* **INSTRUCTION**
Each line of the material below that holds the word "matplotlib" needs to be copied.

[START]

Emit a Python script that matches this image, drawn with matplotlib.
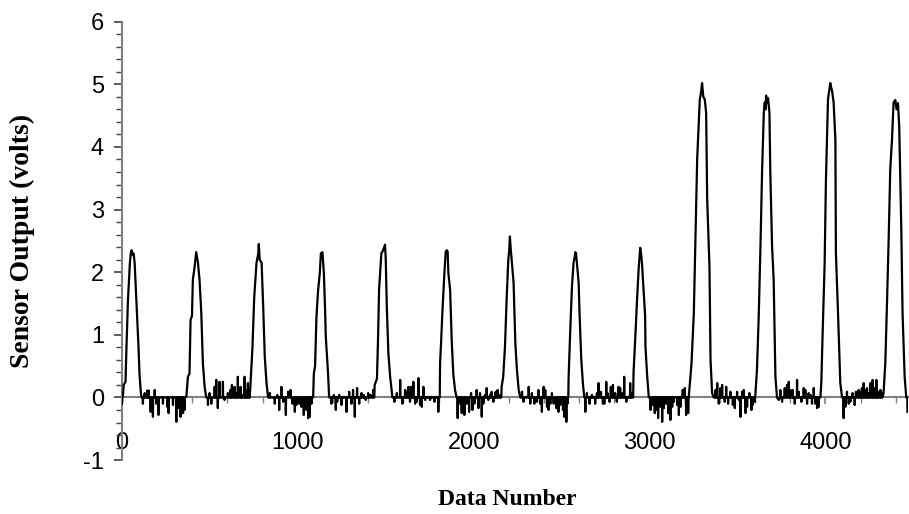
import numpy as np
import matplotlib
matplotlib.use("Agg")
import matplotlib.pyplot as plt
from matplotlib.ticker import MultipleLocator

plt.rcParams["axes.unicode_minus"] = False

# ---- peaks: vertices (data number, volts) ----
peak_x = [
    [0, 3, 6, 10, 20, 25, 34, 45, 50, 55, 60, 66, 72, 81, 94, 100, 108, 112],
    [366, 375, 384, 390, 398, 403, 413, 422, 432, 441, 451, 460, 470, 479],
    [722, 730, 742, 752, 765, 775, 778, 783, 794, 803, 812, 822, 831],
    [1087, 1091, 1098, 1102, 1106, 1115, 1125, 1131, 1140, 1148, 1155, 1159, 1166, 1172, 1178],
    [1435, 1437, 1450, 1456, 1462, 1475, 1485, 1496, 1500, 1506, 1515, 1525, 1538],
    [1807, 1809, 1815, 1822, 1833, 1841, 1848, 1852, 1856, 1866, 1875, 1884, 1894, 1903],
    [2157, 2159, 2168, 2178, 2188, 2197, 2202, 2206, 2210, 2216, 2227, 2237, 2246, 2256, 2265],
    [2538, 2540, 2550, 2559, 2568, 2575, 2578, 2582, 2587, 2597, 2602, 2612, 2621, 2629],
    [2907, 2909, 2919, 2928, 2938, 2947, 2952, 2957, 2966, 2975, 2977, 2987, 2996],
    [3223, 3239, 3252, 3261, 3271, 3286, 3292, 3299, 3306, 3314, 3322, 3328, 3341, 3347, 3356, 3365],
    [3602, 3611, 3621, 3631, 3640, 3650, 3655, 3660, 3663, 3668, 3674, 3682, 3687, 3697, 3706, 3716, 3725, 3735],
    [3972, 3977, 3984, 3996, 4003, 4015, 4022, 4028, 4033, 4038, 4047, 4057, 4060, 4072, 4085, 4095],
    [4330, 4332, 4341, 4350, 4360, 4369, 4379, 4388, 4398, 4405, 4413, 4420, 4432, 4439, 4451, 4460, 4466, 4467],
]
peak_y = [
    [-0.1, 0, 0.05, 0.2, 0.25, 0.76, 1.56, 2.15, 2.3, 2.35, 2.28, 2.3, 2.15, 1.6, 0.8, 0.35, 0.05, 0],
    [0.01, 0.33, 0.38, 1.24, 1.3, 1.88, 2.09, 2.32, 2.15, 1.88, 1.35, 0.55, 0.17, 0],
    [0, 0.17, 0.8, 1.6, 2.15, 2.3, 2.45, 2.2, 2.15, 1.45, 0.65, 0.23, 0],
    [0, 0.38, 0.5, 0.92, 1.29, 1.7, 1.99, 2.3, 2.32, 1.99, 1.4, 0.97, 0.65, 0.38, 0],
    [0, 0.2, 0.3, 0.92, 1.72, 2.3, 2.35, 2.44, 2.2, 1.45, 0.7, 0.33, 0],
    [0, 0.55, 0.9, 1.35, 1.96, 2.33, 2.35, 2.33, 1.99, 1.72, 0.92, 0.38, 0.12, 0],
    [0, 0.17, 0.33, 0.81, 1.61, 2.2, 2.35, 2.57, 2.4, 2.2, 1.83, 0.87, 0.44, 0.12, 0],
    [0, 0.33, 1.13, 1.77, 2.15, 2.25, 2.32, 2.3, 2.15, 1.83, 1.35, 0.6, 0.23, 0],
    [0, 0.39, 0.95, 1.5, 2.04, 2.39, 2.3, 2.15, 1.72, 1.3, 0.81, 0.33, 0],
    [0, 0.55, 1.35, 2.52, 3.8, 4.76, 4.85, 5.02, 4.8, 4.76, 4.55, 3.16, 2.09, 0.6, 0.07, 0],
    [0.04, 0.44, 1.29, 2.41, 3.59, 4.55, 4.71, 4.6, 4.82, 4.7, 4.78, 4.55, 3.59, 2.41, 1.88, 0.33, 0, -0.04],
    [0, 0.23, 0.97, 2.15, 3.43, 4.76, 4.9, 5.02, 4.95, 4.9, 4.71, 4.12, 2.31, 1.35, 0.23, 0],
    [0.05, 0.12, 0.55, 1.45, 2.52, 3.64, 4.12, 4.71, 4.75, 4.6, 4.7, 4.33, 2.68, 1.35, 0.33, 0, 0, -0.23],
]

# ---- noise spikes between the peaks ----
spike_x = [
    119, 129, 144, 152, 163, 176, 186, 195, 208, 233, 258, 265, 290, 309, 322, 333, 347, 356,
    489, 498, 508, 527, 536, 545, 555, 574, 583, 602, 617, 625, 640, 650, 659, 674, 682, 697, 706, 716, 725,
    841, 869, 883, 894, 907, 917, 932, 945, 958, 970, 983, 992, 1008, 1021, 1034, 1049, 1059, 1068, 1078,
    1191, 1205, 1216, 1224, 1235, 1248, 1261, 1277, 1292, 1305, 1314, 1324, 1337, 1349, 1362, 1375, 1386, 1400, 1413, 1428,
    1549, 1563, 1582, 1595, 1610, 1619, 1629, 1638, 1644, 1657, 1667, 1676, 1686, 1695, 1705, 1714, 1724, 1739, 1752, 1761, 1777, 1790, 1799,
    1909, 1922, 1932, 1947, 1960, 1974, 1985, 1993, 2004, 2017, 2027, 2036, 2046, 2055, 2064, 2074, 2083, 2093, 2102, 2112, 2125, 2136, 2150,
    2275, 2284, 2299, 2313, 2322, 2331, 2345, 2360, 2369, 2379, 2388, 2398, 2407, 2417, 2426, 2436, 2445, 2455, 2470, 2483, 2493, 2508, 2515, 2527, 2534,
    2635, 2644, 2659, 2672, 2682, 2691, 2701, 2710, 2724, 2735, 2743, 2754, 2761, 2773, 2780, 2792, 2805, 2814, 2824, 2833, 2843, 2856, 2868, 2881, 2890, 2900,
    3006, 3019, 3030, 3038, 3049, 3063, 3072, 3082, 3095, 3106, 3119, 3129, 3138, 3157, 3167, 3176, 3189, 3201, 3208, 3220,
    3375, 3385, 3394, 3403, 3413, 3428, 3436, 3447, 3460, 3474, 3485, 3498, 3508, 3517, 3527, 3536, 3546, 3555, 3568, 3580, 3587, 3599,
    3744, 3754, 3769, 3782, 3792, 3801, 3814, 3826, 3839, 3849, 3864, 3877, 3886, 3896, 3905, 3915, 3924, 3934, 3943, 3953, 3962,
    4104, 4114, 4123, 4133, 4142, 4155, 4167, 4174, 4189, 4199, 4208, 4218, 4227, 4237, 4246, 4256, 4269, 4280, 4290, 4299, 4313, 4322,
]
spike_y = [
    -0.1, 0.07, 0.11, 0.11, -0.23, -0.31, 0.12, -0.1, -0.28, -0.1, -0.15, -0.25, -0.12, -0.39, -0.17, -0.31, -0.25, -0.2,
    -0.12, 0.07, -0.1, 0.17, 0.28, -0.17, 0.25, 0.25, -0.04, 0.07, 0.12, 0.2, 0.17, 0.07, 0.33, 0.17, 0.04, 0.33, 0.12, 0.23, 0.1,
    0.07, -0.1, 0.04, -0.2, 0.17, -0.07, -0.28, 0.09, 0.12, -0.1, -0.23, -0.12, -0.1, -0.15, -0.28, -0.2, -0.33, -0.31, -0.1,
    -0.1, 0.04, -0.2, -0.07, 0.04, -0.12, 0.01, -0.23, 0.09, -0.1, 0.12, -0.31, 0.15, -0.1, 0.07, 0.04, -0.04, 0.07, 0.04, 0.12,
    -0.07, 0.07, 0.28, -0.1, 0.12, 0.09, 0.17, -0.07, 0.17, 0.25, -0.1, -0.07, 0.31, -0.12, -0.15, 0.17, -0.04, 0.01, -0.04, 0.01, -0.07, 0.01, -0.23,
    -0.33, -0.1, -0.25, -0.28, -0.1, -0.23, 0.07, -0.2, -0.1, 0.12, -0.17, 0.07, -0.31, -0.1, 0.04, 0.15, -0.04, 0.04, 0.09, -0.07, 0.09, 0.12, 0.04,
    0.09, -0.07, 0.01, 0.17, -0.1, 0.07, -0.1, -0.07, 0.12, -0.1, -0.23, 0.17, 0.12, -0.15, -0.2, -0.1, 0.07, -0.1, -0.17, -0.23, -0.12, -0.2, -0.31, -0.39, -0.1,
    -0.23, 0.07, -0.1, 0.04, 0.01, -0.1, 0.07, 0.23, 0.09, -0.1, -0.1, 0.25, 0.07, -0.07, 0.17, 0.2, 0.07, -0.07, 0.17, 0.15, 0.07, 0.33, -0.07, 0.01, 0.23, 0.07,
    -0.2, -0.12, -0.25, -0.2, -0.33, -0.15, -0.39, -0.17, -0.1, -0.25, -0.36, -0.15, -0.07, -0.12, -0.28, -0.15, 0.12, 0.15, -0.28, -0.25,
    0.12, 0.23, -0.1, 0.15, 0.2, -0.07, 0.17, -0.1, 0.09, -0.12, -0.17, 0.09, -0.04, -0.31, 0.09, 0.12, -0.25, -0.15, 0.07, -0.2, -0.12, -0.07,
    0.12, -0.07, 0.15, 0.2, 0.25, 0.12, 0.12, -0.1, 0.28, 0.09, -0.07, 0.15, 0.12, -0.1, 0.07, 0.04, -0.1, 0.15, -0.1, -0.17, -0.15,
    -0.33, -0.15, 0.09, -0.1, -0.07, 0.07, -0.12, 0.09, 0.12, 0.09, 0.15, 0.23, 0.12, 0.15, 0.07, 0.23, 0.28, 0.15, 0.28, 0.09, 0.12, 0.07,
]

# ---- assemble the trace ----
pts = []
for px, py in zip(peak_x, peak_y):
    pts += list(zip(px, py))
for sx, sy in zip(spike_x, spike_y):
    pts += [(sx - 1, 0.0), (sx, sy), (sx + 1, 0.0)]
pts.sort(key=lambda p: p[0])
trace_x = np.array([p[0] for p in pts])
trace_y = np.array([p[1] for p in pts])

# ---- figure ----
fig = plt.figure(figsize=(9.09, 5.14), dpi=100)
ax = fig.add_axes([0.1342, 0.1049, 0.8647, 0.8529])

ax.plot(trace_x, trace_y, color="black", lw=1.6, zorder=3)

ax.set_xlim(0, 4470)
ax.set_ylim(-1, 6)

grey = "#808080"
ax.spines["top"].set_visible(False)
ax.spines["right"].set_visible(False)
ax.spines["bottom"].set_position(("data", 0))
ax.spines["left"].set_color(grey)
ax.spines["bottom"].set_color(grey)
ax.spines["left"].set_linewidth(1.5)
ax.spines["bottom"].set_linewidth(1.5)

ax.xaxis.set_major_locator(MultipleLocator(1000))
ax.xaxis.set_minor_locator(MultipleLocator(200))
ax.yaxis.set_major_locator(MultipleLocator(1))
ax.yaxis.set_minor_locator(MultipleLocator(0.2))

ax.tick_params(axis="y", which="major", length=6, width=1.2, color="#404040",
               labelsize=17, pad=7)
ax.tick_params(axis="y", which="minor", length=4, width=1.0, color="#404040")
ax.tick_params(axis="x", which="major", length=5, width=1.2, color=grey,
               labelsize=17, pad=20)
ax.tick_params(axis="x", which="minor", length=4, width=1.0, color=grey)

for lab in ax.get_xticklabels() + ax.get_yticklabels():
    lab.set_fontfamily("Liberation Sans")

ax.set_xlabel("Data Number", fontfamily="Liberation Serif", fontweight="bold",
              fontsize=17, va="center")
ax.xaxis.set_label_coords(0.49, -0.091)
ax.set_ylabel("Sensor Output (volts)", fontfamily="Liberation Serif",
              fontweight="bold", fontsize=20, va="center")
ax.yaxis.set_label_coords(-0.127, 0.5)

fig.savefig("out.png", dpi=100)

[END]

* **THE COMPLETED TASK**
Emit a Python script that matches this image, drawn with matplotlib.
import matplotlib
matplotlib.use("Agg")
import matplotlib.pyplot as plt
from matplotlib.ticker import MultipleLocator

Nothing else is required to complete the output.